Black History month asks us to remember some of the most influential members of our history. Some of these people are closer to our school than you may think. Mary Elizabeth Miles was the first African-American woman to enter and graduate from Framingham Normal School when it resided in Lexington, MA in the early 1840s. She was born in Rhode Island around 1820 to free parents in the Quaker community. Miles was educated at Prudence Crandall’s Female Academy by Crandall herself, a white abolitionist who was the first to teach exclusively black children. By the time Miles was a young adult she had proven herself capable enough for Rev. Samuel J. May and Horace Mann to petition the school committee to allow her access to higher education.

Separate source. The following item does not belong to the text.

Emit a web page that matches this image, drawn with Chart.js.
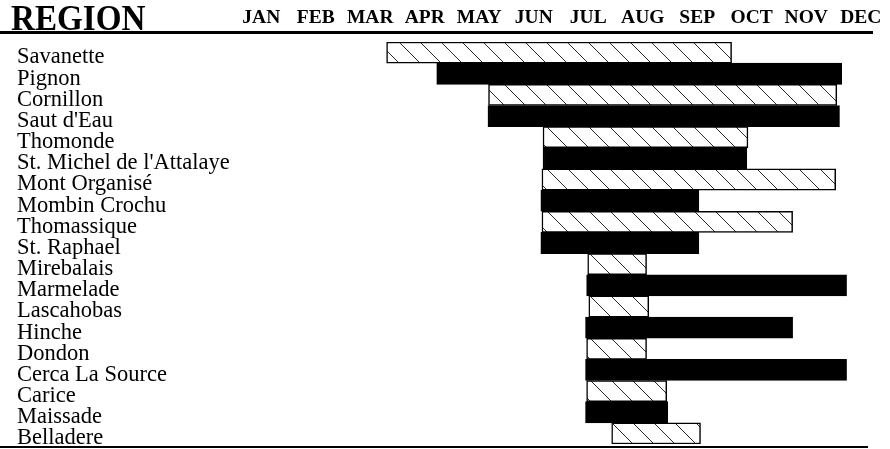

Miles entered the school on May 26th, 1842 as a twenty-two year old woman and graduated in April of 1843. Back then, an Education major had requirements that could be achieved in one or two years, a fact that shocks many present day Education students. The 1861 school catalogue states that students were only required to attend three consecutive terms (roughly a year and a half) to complete their courses of study in Reading, Spelling, Writing, Defining, Grammar, Geography, and Arithmetic. Miles already had some teaching experience working in public schools before she entered the Normal School giving her an edge in her studies.
After her graduation in 1843 she began her teaching career. She moved from Boston to Albany to Cincinnati before meeting her future husband Henry Bibb, a fugitive slave from Kentucky and ardent abolitionist. They formed a bond at an abolitionist convention in New York City in 1847 and married a year later in Ohio before moving back to Boston. They resided in the North until the federal government passed the Compromise of 1850 and the dreaded Fugitive Slave Act. Since Bibb himself was a fugitive slave and Miles’s family had been free for generations with little way to prove they were not slaves, the couple emigrated to Canada and lived in Sandwich.
Unfortunately, much of Miles’s career was overshadowed by her husband’s. He established Canada’s first black newspaper, Voice of the Fugitive, and continued the abolitionist movement while in Canada until his death in 1854. During his lecture tours, Bibb left the job of editing and publishing the paper to his wife making Mary Miles the first ever woman in Canadian history to publish a newspaper.
Meanwhile, Miles was doing more than her part in trying to promote education in the black community. She opened her first school in their home in 1851, the year that Canada segregated its public schools. Miles’s school was the first opened in Sandwich for black children. Attendance swelled she had no choice but to find a bigger space to accommodate all of her students. Unfortunately, the community was too impoverished to afford the meager six cents a week per student she was asking to be paid, and Miles was forced to close the school.
In a way, Miles’s story should make us present day Rams very proud because she continued her fight despite the odds against her. She opened a second school in 1852 in Windsor for both black and white children to attend with no prejudice about race. She also opened a third school later on in her life as well that promoted the same model.
At the same time that the Bibbs were running the newspaper and opening schools, they were also acting as the final stop on the Underground Railroad. They accepted American refugees into their home as a part of the Windsor Anti-Slavery Society and the Refugee Home Society. They worked to give the fugitive slaves enough of a foothold to survive and thrive in a new country.
Thanks to her dedication to education, Mary Elizabeth Miles forever changed the lives of the children she taught as well as the fugitive slaves she bravely sheltered. She was someone who sought to brighten the future by teaching new generations while trying to help fugitive slaves find a new life beyond the border. This is a woman who each Framingham State student should find strength in as well as an immense sense of the pride.